I know these are things that most everyone has to go through at some point, but my heart breaks for her.  I remember myself at age ten, and how I came home crying (what felt like) every night because I felt like I just didn't fit in.  Girls who had been my friends when we were six, were suddenly part of the "in crowd" and couldn't be bothered with me.  I was so lonely and distraught.  The next year, however, I started middle school and met my eleven year old soul mate, Jennifer Freeman along with several other cool girls who are still good friends.  Being excluded from the "in crowd" at the age of ten changed me for the rest of my left.  It changed me for the better, I believe.

Being excluded from The Gummy Bear Gang* taught me to appreciate real friends who loved me for who I was and not because we were members of the same social circle.  Being excluded taught me not to seek the attention or affection of those who didn't want to give it naturally.  Being excluded strangely gave me the confidence and the freedom to be myself and to feel proud of myself when I was different from the others.  I never felt like I was striving to follow the major fashion trends.  I have photographic evidence to prove it.  I didn't like the same music groups that everyone else liked.  I didn't spend my high school weekends drinking and smoking my troubles away... although once Jenny and I did steal a beer.  After we each took a sip, we poured the rest down the toilet.  Hmmm.... and there were also all of those late night cigars on the front porch, but I swear we didn't inhale.  I digress...

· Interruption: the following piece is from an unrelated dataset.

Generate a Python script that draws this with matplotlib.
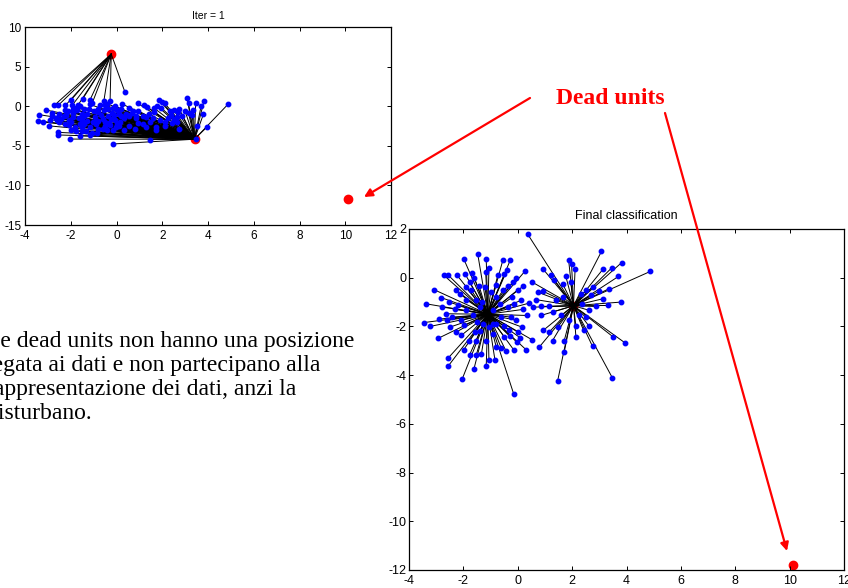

We all have painful experiences in our childhoods.  Kids are mean.  I'm sure I broke some hearts and bruised some egos in my day as well.  It is my hope that these experiences will help my Emma find herself and learn to embrace real friends and to sympathize with the under dog.  That is my hope.  It is my wish, however, that I could just take it all away.  I wish her life could be sunny and happy forever because it hurts me when she is sad.

" Growing up is such a barbarous business, full of inconvenience... and pimples."
 ~ J. M. Barrie

* Totally made up.  The cool kids didn't call themselves the Gummy Bear Gang... just for the record.

3 comments:

Tiaras and Timeouts said...

ugggh, the dreaded girl drama begins so early these days. We experienced a lot with one particular "friend" last year, but thankfully have had mostly nice girls in S's class this year. Your E sounds a lot like my S- she just doesn't want to be part of the drama... thank goodness. I'll take my nice girl over the playground queens any day!!!

Anonymous said...

This blog is so weird because I always thought of you as the cool, popular, pretty girl and I couldn't believe you wanted to be friends with me. Because I knew I wasn't popular but I was ok with that. I considered you my best friend during those middle school years. Even though we grew apart from each other I always considered you one of my best friends. We just seemed to get along so well. Anyway, as a middle school counselor I actually think kids are worse today then they were when we were growing up. Just wait to the rumors start...6th grade is the worse. I don't know why. I try to teach my kids not to spread them by saying..."guess what I heard about such and such". But it is hard for them not to gossip...gosh, it is even hard for adults. Keep encouraging Emma and she will grow up to be a beautiful woman. from Christina (FBC friend)

Unknown said...

I've only ever been "cool" when sitting too close to an A/C vent. I'm okay with that. Down here there seem to be so many versions of "cool" anyway, that I'm very glad I don't have to navigate that and hormones at the same time. I mean, the gang members think they're awesome, the cheerleaders think they're great, the "geeks" are good looking and already considering IPOs, the car thieves, the wannabe rappers, the sociopaths... It's all very weird. (Of course, I'm quite sure Emma won't find herself at a school like mine so maybe she won't have to deal with the non-Disney categories of vicious.